We never figured out what went wrong that sent us heading east since two of us had checked our compasses first, but it was either human error or something supernatural.
What Can We Learn Here Apart From the Fact that You Used Your Compass Wrong One Time?
What I think is actually interesting about this scenario for adventure games is that what should have been a simple mistake to fix was made more difficult by the fact that we had a GPS. We had a source of geographical truth that didn't align with our perception of our movement through space. The mismatch between where we thought we'd been walking and what our magical map showed was what really slowed us down. And, I think it could be interesting to replicate that in a game.

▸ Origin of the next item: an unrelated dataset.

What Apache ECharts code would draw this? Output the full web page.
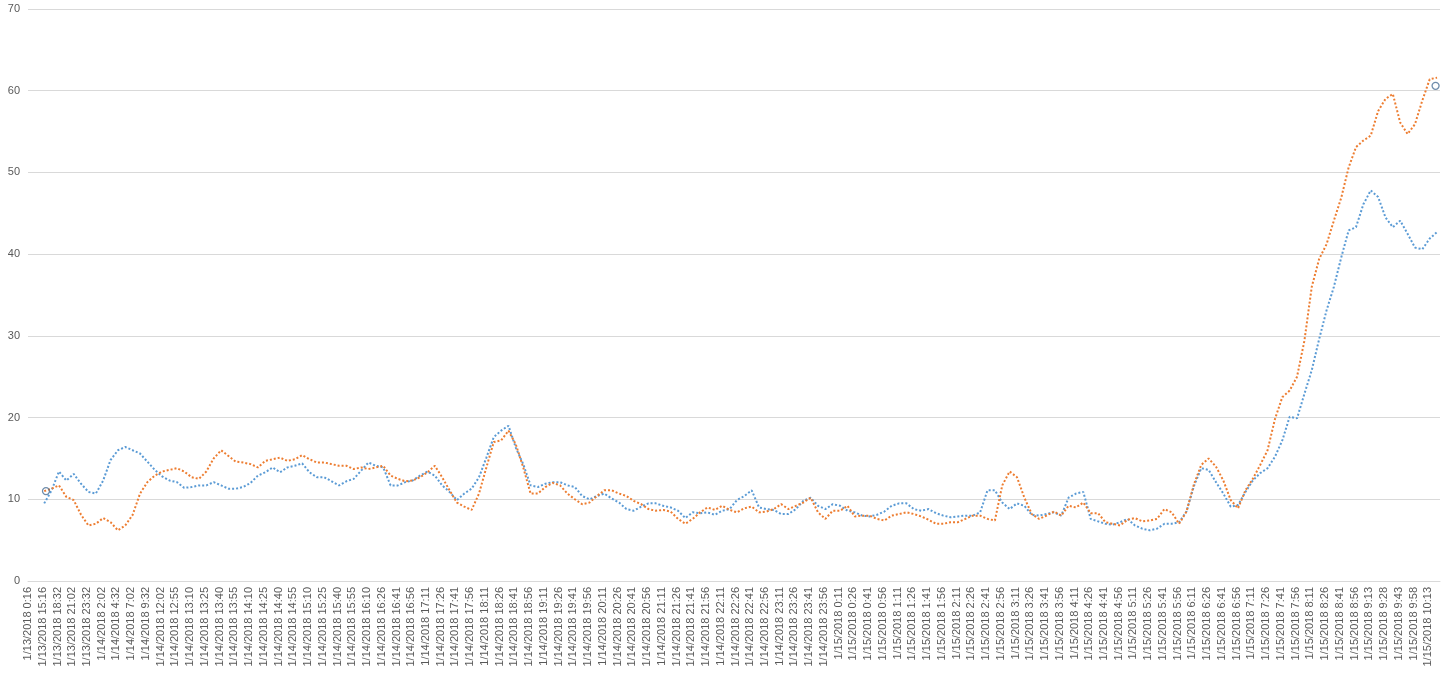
<!DOCTYPE html>
<html>
<head>
<meta charset="utf-8">
<title>Readings 1/13 - 1/15/2018</title>
<script src="https://cdn.jsdelivr.net/npm/echarts@6/dist/echarts.min.js"></script>
<style>
  html, body { margin: 0; padding: 0; background: #fff; }
  #chart { width: 1443px; height: 674px; }
</style>
</head>
<body>
<div id="chart"></div>
<script>
// tick labels, one per label slot on the x axis
const tickLabels = [
  '1/13/2018 0:16', '1/13/2018 15:16', '1/13/2018 18:32', '1/13/2018 21:02', '1/13/2018 23:32',
  '1/14/2018 2:02', '1/14/2018 4:32', '1/14/2018 7:02', '1/14/2018 9:32', '1/14/2018 12:02',
  '1/14/2018 12:55', '1/14/2018 13:10', '1/14/2018 13:25', '1/14/2018 13:40', '1/14/2018 13:55',
  '1/14/2018 14:10', '1/14/2018 14:25', '1/14/2018 14:40', '1/14/2018 14:55', '1/14/2018 15:10',
  '1/14/2018 15:25', '1/14/2018 15:40', '1/14/2018 15:55', '1/14/2018 16:10', '1/14/2018 16:26',
  '1/14/2018 16:41', '1/14/2018 16:56', '1/14/2018 17:11', '1/14/2018 17:26', '1/14/2018 17:41',
  '1/14/2018 17:56', '1/14/2018 18:11', '1/14/2018 18:26', '1/14/2018 18:41', '1/14/2018 18:56',
  '1/14/2018 19:11', '1/14/2018 19:26', '1/14/2018 19:41', '1/14/2018 19:56', '1/14/2018 20:11',
  '1/14/2018 20:26', '1/14/2018 20:41', '1/14/2018 20:56', '1/14/2018 21:11', '1/14/2018 21:26',
  '1/14/2018 21:41', '1/14/2018 21:56', '1/14/2018 22:11', '1/14/2018 22:26', '1/14/2018 22:41',
  '1/14/2018 22:56', '1/14/2018 23:11', '1/14/2018 23:26', '1/14/2018 23:41', '1/14/2018 23:56',
  '1/15/2018 0:11', '1/15/2018 0:26', '1/15/2018 0:41', '1/15/2018 0:56', '1/15/2018 1:11',
  '1/15/2018 1:26', '1/15/2018 1:41', '1/15/2018 1:56', '1/15/2018 2:11', '1/15/2018 2:26',
  '1/15/2018 2:41', '1/15/2018 2:56', '1/15/2018 3:11', '1/15/2018 3:26', '1/15/2018 3:41',
  '1/15/2018 3:56', '1/15/2018 4:11', '1/15/2018 4:26', '1/15/2018 4:41', '1/15/2018 4:56',
  '1/15/2018 5:11', '1/15/2018 5:26', '1/15/2018 5:41', '1/15/2018 5:56', '1/15/2018 6:11',
  '1/15/2018 6:26', '1/15/2018 6:41', '1/15/2018 6:56', '1/15/2018 7:11', '1/15/2018 7:26',
  '1/15/2018 7:41', '1/15/2018 7:56', '1/15/2018 8:11', '1/15/2018 8:26', '1/15/2018 8:41',
  '1/15/2018 8:56', '1/15/2018 9:13', '1/15/2018 9:28', '1/15/2018 9:43', '1/15/2018 9:58',
  '1/15/2018 10:13'
];

// readings sit every half label slot, starting just after the first label
const xStart = 1.1;
const xStep = 0.5;

const blueValues = [
  9.5, 11.1, 13.4, 12.3, 13.1, 11.9, 10.9, 10.7, 12.3, 14.8,
  16.0, 16.4, 16.0, 15.6, 14.6, 13.6, 12.8, 12.3, 12.1, 11.4,
  11.5, 11.7, 11.7, 12.1, 11.7, 11.3, 11.3, 11.5, 12.0, 12.9,
  13.3, 13.9, 13.3, 13.9, 14.1, 14.4, 13.3, 12.7, 12.7, 12.2,
  11.7, 12.2, 12.5, 13.5, 14.5, 14.1, 13.9, 11.7, 11.7, 12.1,
  12.3, 12.9, 13.4, 12.9, 11.7, 10.9, 9.9, 10.7, 11.3, 12.7,
  15.1, 17.6, 18.4, 19.0, 16.3, 14.3, 11.7, 11.5, 11.9, 12.1,
  12.1, 11.7, 11.5, 10.4, 10.0, 10.4, 10.7, 10.1, 9.6, 8.8,
  8.6, 9.1, 9.5, 9.5, 9.2, 9.0, 8.6, 7.7, 8.4, 8.3,
  8.4, 8.1, 8.6, 8.8, 9.9, 10.4, 11.1, 9.0, 8.8, 8.7,
  8.2, 8.2, 8.8, 9.8, 10.2, 9.2, 8.8, 9.4, 9.2, 8.6,
  8.4, 8.0, 7.9, 8.1, 8.5, 9.2, 9.5, 9.5, 8.8, 8.6,
  8.8, 8.3, 8.0, 7.8, 7.9, 8.0, 8.0, 8.4, 11.1, 11.1,
  9.6, 8.8, 9.5, 9.2, 8.1, 8.0, 8.2, 8.4, 8.0, 10.2,
  10.7, 10.9, 7.6, 7.3, 7.0, 6.9, 7.2, 7.6, 6.8, 6.4,
  6.2, 6.4, 7.0, 7.0, 7.2, 8.5, 11.6, 13.8, 13.6, 12.1,
  10.7, 9.1, 9.3, 10.9, 12.3, 13.2, 13.8, 15.2, 17.2, 20.1,
  19.9, 22.9, 25.8, 29.6, 33.1, 36.0, 39.6, 42.9, 43.3, 46.1,
  47.8, 47.0, 44.5, 43.3, 44.1, 42.5, 40.8, 40.6, 41.9, 42.7
];

const orangeValues = [
  11.0, 11.3, 11.7, 10.3, 9.9, 8.1, 6.8, 7.0, 7.7, 7.2,
  6.2, 6.8, 8.1, 10.7, 12.1, 12.9, 13.4, 13.6, 13.8, 13.4,
  12.7, 12.5, 13.4, 15.0, 16.0, 15.3, 14.6, 14.5, 14.3, 13.9,
  14.7, 14.9, 15.1, 14.7, 14.9, 15.4, 14.9, 14.5, 14.5, 14.3,
  14.1, 14.1, 13.7, 13.9, 13.7, 13.9, 14.1, 12.9, 12.5, 12.2,
  12.3, 12.7, 13.3, 14.1, 12.7, 11.1, 9.6, 9.1, 8.7, 10.7,
  13.9, 17.0, 17.2, 18.4, 16.7, 13.9, 10.7, 10.7, 11.5, 12.0,
  11.7, 10.7, 10.0, 9.4, 9.6, 10.4, 11.1, 11.1, 10.7, 10.4,
  9.8, 9.4, 8.8, 8.6, 8.7, 8.5, 7.6, 7.0, 7.6, 8.4,
  9.0, 8.7, 9.2, 8.7, 8.4, 8.9, 9.1, 8.4, 8.5, 8.8,
  9.4, 8.8, 9.2, 9.6, 10.2, 8.4, 7.6, 8.6, 8.6, 9.2,
  7.9, 8.0, 8.0, 7.6, 7.4, 8.0, 8.2, 8.4, 8.2, 7.9,
  7.5, 7.0, 7.0, 7.2, 7.2, 7.6, 8.0, 8.0, 7.6, 7.4,
  11.7, 13.4, 12.7, 10.2, 8.2, 7.6, 8.0, 8.5, 8.0, 9.2,
  9.0, 9.6, 8.3, 8.3, 7.2, 7.0, 6.8, 7.5, 7.7, 7.3,
  7.4, 7.6, 8.8, 8.4, 7.0, 8.5, 11.8, 14.2, 15.0, 14.0,
  12.3, 9.9, 8.9, 11.1, 12.5, 14.2, 16.0, 19.8, 22.5, 23.3,
  25.0, 29.4, 36.0, 39.4, 41.2, 44.1, 46.9, 50.6, 53.1, 53.9,
  54.5, 57.5, 59.0, 59.6, 56.1, 54.7, 55.9, 58.8, 61.4, 61.6
];

// the two circled points
const markerX = [1.22, 95.5];
const markerY = [11.0, 60.6];

function toPoints(values) {
  return values.map((v, i) => [xStart + i * xStep, v]);
}

const chart = echarts.init(document.getElementById('chart'));

chart.setOption({
  animation: false,
  backgroundColor: '#ffffff',
  grid: {
    left: 28,
    right: 3,
    top: 9,
    bottom: 93,
    containLabel: false
  },
  xAxis: {
    type: 'value',
    min: 0,
    max: 95.8,
    interval: 1,
    axisLine: {
      show: true,
      lineStyle: { color: '#d9d9d9', width: 1 }
    },
    axisTick: { show: false },
    splitLine: { show: false },
    axisLabel: {
      rotate: 90,
      margin: 6,
      color: '#595959',
      fontSize: 11,
      fontFamily: 'Liberation Sans, Arial, sans-serif',
      showMaxLabel: false,
      formatter: function (v) {
        return Number.isInteger(v) && tickLabels[v] ? tickLabels[v] : '';
      }
    }
  },
  yAxis: {
    type: 'value',
    min: 0,
    max: 70,
    interval: 10,
    axisLine: { show: false },
    axisTick: { show: false },
    splitLine: {
      lineStyle: { color: '#d9d9d9', width: 1 }
    },
    axisLabel: {
      margin: 8,
      color: '#595959',
      fontSize: 11,
      fontFamily: 'Liberation Sans, Arial, sans-serif'
    }
  },
  series: [
    {
      name: 'Series 1',
      type: 'line',
      symbol: 'none',
      data: toPoints(blueValues),
      lineStyle: { color: '#5b9bd5', width: 2, type: [2, 2] },
      z: 2
    },
    {
      name: 'Series 2',
      type: 'line',
      symbol: 'none',
      data: toPoints(orangeValues),
      lineStyle: { color: '#ed7d31', width: 2, type: [2, 2] },
      z: 3
    },
    {
      name: 'Marked',
      type: 'scatter',
      symbol: 'circle',
      symbolSize: 7,
      data: markerX.map((x, i) => [x, markerY[i]]),
      itemStyle: {
        color: 'rgba(255,255,255,0)',
        borderColor: '#4a6f96',
        borderWidth: 1.3
      },
      z: 4
    }
  ]
});
</script>
</body>
</html>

So, let's do that with a magic items and some fey tricks.
The Magical Map
For this to really work, you need a fantasy analog of the GPS unit, so let's give that a go.
Magical Map
A large roll of parchment that can display a map of a region magically imbued into it via a Cartomancer. A map parchment may hold up to 5 regional maps simultaneously. The region must have been previously mapped by the Guild of Cartomancers, and only guild-sanctioned maps are guaranteed to work with no magical side effects. Some say non-guild cartographers have found a means of imbuing illicit maps, but there may be unintended consequences for doing so.

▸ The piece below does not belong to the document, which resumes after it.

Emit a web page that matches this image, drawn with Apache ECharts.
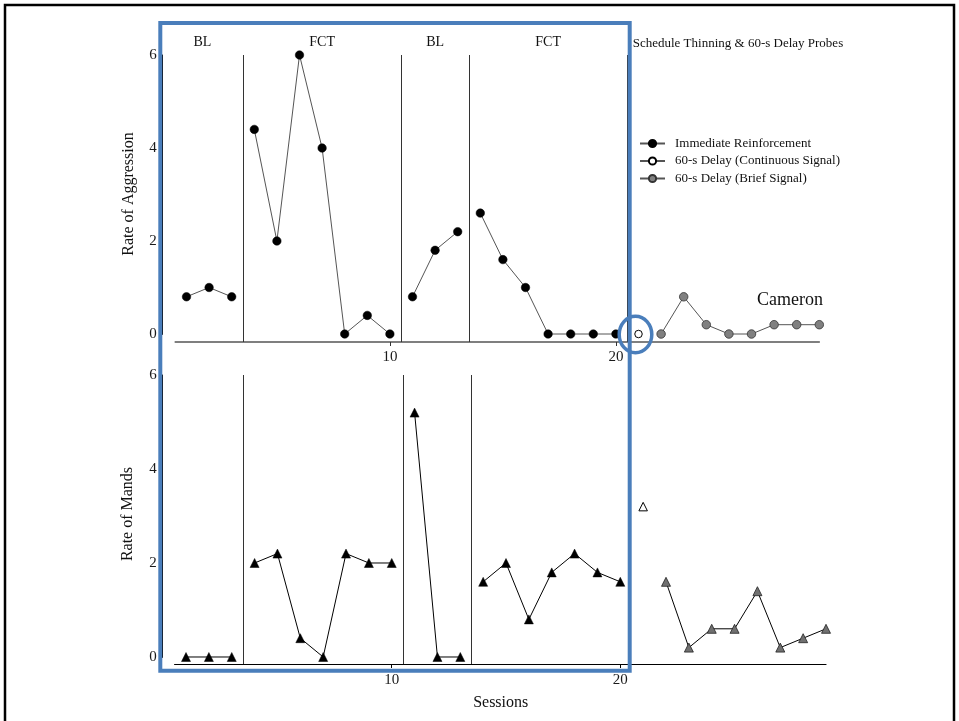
<!DOCTYPE html>
<html><head><meta charset="utf-8">
<script src="https://cdn.jsdelivr.net/npm/echarts@6/dist/echarts.min.js"></script>
<style>html,body{margin:0;padding:0;background:#fff}#c{width:959px;height:721px}</style>
</head><body><div id="c"></div>
<script>
const sessions = [1,2,3,4,5,6,7,8,9,10,11,12,13,14,15,16,17,18,19,20,21,22,23,24,25,26,27,28,29];
const aggression = [0.8,1.0,0.8, 4.4,2.0,6.0,4.0,0,0.4,0, 0.8,1.8,2.2, 2.6,1.6,1.0,0,0,0,0, 0, 0,0.8,0.2,0,0,0.2,0.2,0.2];
const mands = [0,0,0, 2.0,2.2,0.4,0,2.2,2.0,2.0, 5.2,0,0, 1.6,2.0,0.8,1.8,2.2,1.8,1.6, 3.2, 1.6,0.2,0.6,0.6,1.4,0.2,0.4,0.6];
const conditions = ['IR','IR','IR','IR','IR','IR','IR','IR','IR','IR','IR','IR','IR','IR','IR','IR','IR','IR','IR','IR','CS','BS','BS','BS','BS','BS','BS','BS','BS'];
const conditionNames = {IR:'Immediate Reinforcement', CS:'60-s Delay (Continuous Signal)', BS:'60-s Delay (Brief Signal)'};
const phaseBreaksTop = [3.5, 10.5, 13.5, 20.5];
const phaseBreaksBottom = [3.5, 10.5, 13.5];
const phaseLabels = ['BL','FCT','BL','FCT'];
const phaseLabelX = [1.7, 7, 12, 17];
const probeLabel = 'Schedule Thinning & 60-s Delay Probes';
const xTickValues = [10, 20];
const panelTitles = ['Rate of Aggression', 'Rate of Mands'];
const xTitle = 'Sessions';
const participant = 'Cameron';

const FONT = '"Liberation Serif", "Times New Roman", serif';

function segments(values, breaks) {
  const segs = [];
  let cur = null;
  for (let i = 0; i < sessions.length; i++) {
    const s = sessions[i], c = conditions[i];
    const brk = i > 0 && breaks.some(b => b > sessions[i-1] && b < s);
    if (!cur || cur.cond !== c || brk) { cur = {cond: c, data: []}; segs.push(cur); }
    cur.data.push([s, values[i]]);
  }
  return segs;
}

const styles = {
  top: {
    IR: {symbol:'circle', size:8.5, item:{color:'#000', borderColor:'#000', borderWidth:0.5}, line:'#555'},
    CS: {symbol:'circle', size:7.5, item:{color:'#fff', borderColor:'#000', borderWidth:1}, line:'#555'},
    BS: {symbol:'circle', size:8.5, item:{color:'#808080', borderColor:'#333', borderWidth:0.8}, line:'#555'}
  },
  bottom: {
    IR: {symbol:'triangle', size:9, item:{color:'#000', borderColor:'#000', borderWidth:0.5}, line:'#000'},
    CS: {symbol:'triangle', size:8.5, item:{color:'#fff', borderColor:'#000', borderWidth:1}, line:'#000'},
    BS: {symbol:'triangle', size:9, item:{color:'#707070', borderColor:'#222', borderWidth:0.8}, line:'#000'}
  }
};

const series = [];
function addPanel(values, breaks, panel, xIdx, yIdx) {
  const segs = segments(values, breaks);
  segs.forEach((sg, k) => {
    const st = styles[panel][sg.cond];
    const s = {
      type: 'line',
      name: panel === 'top' ? conditionNames[sg.cond] : panel + sg.cond,
      xAxisIndex: xIdx, yAxisIndex: yIdx,
      data: sg.data,
      symbol: st.symbol, symbolSize: st.size, showSymbol: true,
      itemStyle: st.item,
      lineStyle: {color: st.line, width: 1},
      z: 5, silent: true, animation: false
    };
    if (k === 0) {
      s.markLine = {
        silent: true, symbol: 'none', animation: false,
        label: {show: false},
        lineStyle: {color: '#333', width: 1, type: 'solid'},
        data: breaks.map(b => ({xAxis: b}))
      };
    }
    series.push(s);
  });
}
addPanel(aggression, phaseBreaksTop, 'top', 0, 0);
addPanel(mands, phaseBreaksBottom, 'bottom', 2, 2);

const axisLabelStyle = {fontFamily: FONT, fontSize: 15, color: '#1a1a1a'};

const option = {
  animation: false,
  backgroundColor: '#fff',
  grid: [
    {left: 175.2, top: 55, width: 644.1, height: 287},
    {left: 162.7, top: 55, width: 1, height: 279},
    {left: 174.6, top: 375, width: 651.4, height: 289},
    {left: 162.7, top: 375, width: 1, height: 282}
  ],
  xAxis: [
    {gridIndex: 0, type: 'value', min: 0.5, max: 29,
     axisLine: {onZero: false, lineStyle: {color: '#555', width: 1.5}},
     axisTick: {show: true, customValues: xTickValues, length: 4, lineStyle: {color: '#333'}},
     axisLabel: {customValues: xTickValues, margin: 8, ...axisLabelStyle},
     splitLine: {show: false}},
    {gridIndex: 1, type: 'value', min: 0, max: 1, show: false},
    {gridIndex: 2, type: 'value', min: 0.5, max: 29,
     axisLine: {onZero: false, lineStyle: {color: '#000', width: 1.2}},
     axisTick: {show: true, customValues: xTickValues, length: 4, lineStyle: {color: '#000'}},
     axisLabel: {customValues: xTickValues, margin: 9, ...axisLabelStyle},
     splitLine: {show: false}},
    {gridIndex: 3, type: 'value', min: 0, max: 1, show: false}
  ],
  yAxis: [
    {gridIndex: 0, type: 'value', min: -0.172, max: 6, show: false},
    {gridIndex: 1, type: 'value', min: 0, max: 6, interval: 2,
     axisLine: {show: true, lineStyle: {color: '#000', width: 1}},
     axisTick: {show: true, length: 3, lineStyle: {color: '#000'}},
     axisLabel: {margin: 6, ...axisLabelStyle},
     splitLine: {show: false}},
    {gridIndex: 2, type: 'value', min: -0.149, max: 6, show: false},
    {gridIndex: 3, type: 'value', min: 0, max: 6, interval: 2,
     axisLine: {show: true, lineStyle: {color: '#000', width: 1}},
     axisTick: {show: true, length: 3, lineStyle: {color: '#000'}},
     axisLabel: {margin: 6, ...axisLabelStyle},
     splitLine: {show: false}}
  ],
  legend: {
    data: Object.values(conditionNames),
    orient: 'vertical', left: 639, top: 137, padding: 0,
    itemWidth: 25, itemHeight: 9, itemGap: 4.5,
    selectedMode: false,
    textStyle: {fontFamily: FONT, fontSize: 13, color: '#111', padding: [0,0,0,5]}
  },
  series: series
};

const chart = echarts.init(document.getElementById('c'), null, {renderer: 'canvas'});
chart.setOption(option);

const px = (xIdx, yIdx, pt) => chart.convertToPixel({xAxisIndex: xIdx, yAxisIndex: yIdx}, pt);
const graphics = [];
graphics.push({type: 'rect', z: 100, shape: {x: 5, y: 5, width: 949, height: 740},
  style: {fill: 'none', stroke: '#000', lineWidth: 2.5}});
graphics.push({type: 'rect', z: 100, shape: {x: 160.3, y: 23, width: 469.4, height: 647.7},
  style: {fill: 'none', stroke: '#4A7EBB', lineWidth: 4}});
const openPt = px(0, 0, [21, aggression[20]]);
graphics.push({type: 'ellipse', z: 100, shape: {cx: openPt[0] - 3, cy: openPt[1] + 0.5, rx: 16.3, ry: 18.3},
  style: {fill: 'none', stroke: '#4A7EBB', lineWidth: 3.5}});
phaseLabels.forEach((t, i) => {
  const p = px(0, 0, [phaseLabelX[i], 6]);
  graphics.push({type: 'text', z: 50, x: p[0], y: 42,
    style: {text: t, font: '14px ' + FONT, fill: '#111', align: 'center', verticalAlign: 'middle'}});
});
const pProbe = px(0, 0, [20.5, 6]);
graphics.push({type: 'text', z: 50, x: pProbe[0] + 5.5, y: 44,
  style: {text: probeLabel, font: '13px ' + FONT, fill: '#111', align: 'left', verticalAlign: 'middle'}});
graphics.push({type: 'text', z: 50, x: 129, y: 194, rotation: Math.PI / 2,
  style: {text: panelTitles[0], font: '16px ' + FONT, fill: '#111', align: 'center', verticalAlign: 'middle'}});
graphics.push({type: 'text', z: 50, x: 128, y: 514, rotation: Math.PI / 2,
  style: {text: panelTitles[1], font: '16px ' + FONT, fill: '#111', align: 'center', verticalAlign: 'middle'}});
graphics.push({type: 'text', z: 50, x: 500.7, y: 703,
  style: {text: xTitle, font: '16px ' + FONT, fill: '#111', align: 'center', verticalAlign: 'middle'}});
graphics.push({type: 'text', z: 50, x: 790, y: 300,
  style: {text: participant, font: '18px ' + FONT, fill: '#111', align: 'center', verticalAlign: 'middle'}});
chart.setOption({graphic: graphics});
</script>
</body></html>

While in use, the map shows your location as a glowing blue dot on the map. It is accurate within 3 ft. under optimal conditions but accuracy may degrade up to 25 ft. under poor conditions, or the map may lose functionality under conditions that completely block its magical connection. Connectivity, and accuracy, decreases due to cloud cover, trees, cliffs, structures, or anything else blocking the connection of the map to the cartomanthic aether.
Fey Tricks
Having established a fantasy GPS, let's talk about two fey tricks that would work with it to give players navigational problems. The first messes with the magical map, while the second messes with their physical location. The idea is that you might not know which is happening to you, making figuring that out the puzzle to solve.
Map Malfunction
The Fey have devices that allow them to interfere with the cartomanthic aether connection and scramble the location displayed on nearby maps. The location displayed on the map is shifted subtly enough to not be immediately noticed, but which will place the user increasingly off course over time. Rolling and unrolling the map will reset the connection and typically stop fey interference. However, it typically takes work orienting yourself with nearby landmarks to discover the error.
Misdirection
The Fey can instantaneously shift the ground you are standing on up to 90 degrees in either direction, setting you off course from your intended path. While this is easily noticeable in open areas, it can be indetectable in dense forests, mists, or other similar low visibility environments. A series of small shifts may also be used to make the effect less noticeable.
Conclusion
Are these ideas half thought out? Yes, but I frankly don't have the time to flesh them out fully, and I'd just never blog if I pushed for that much. But maybe you can do something with them? If nothing else, you got a funny story about me getting lost in the woods, and that has to be worth something.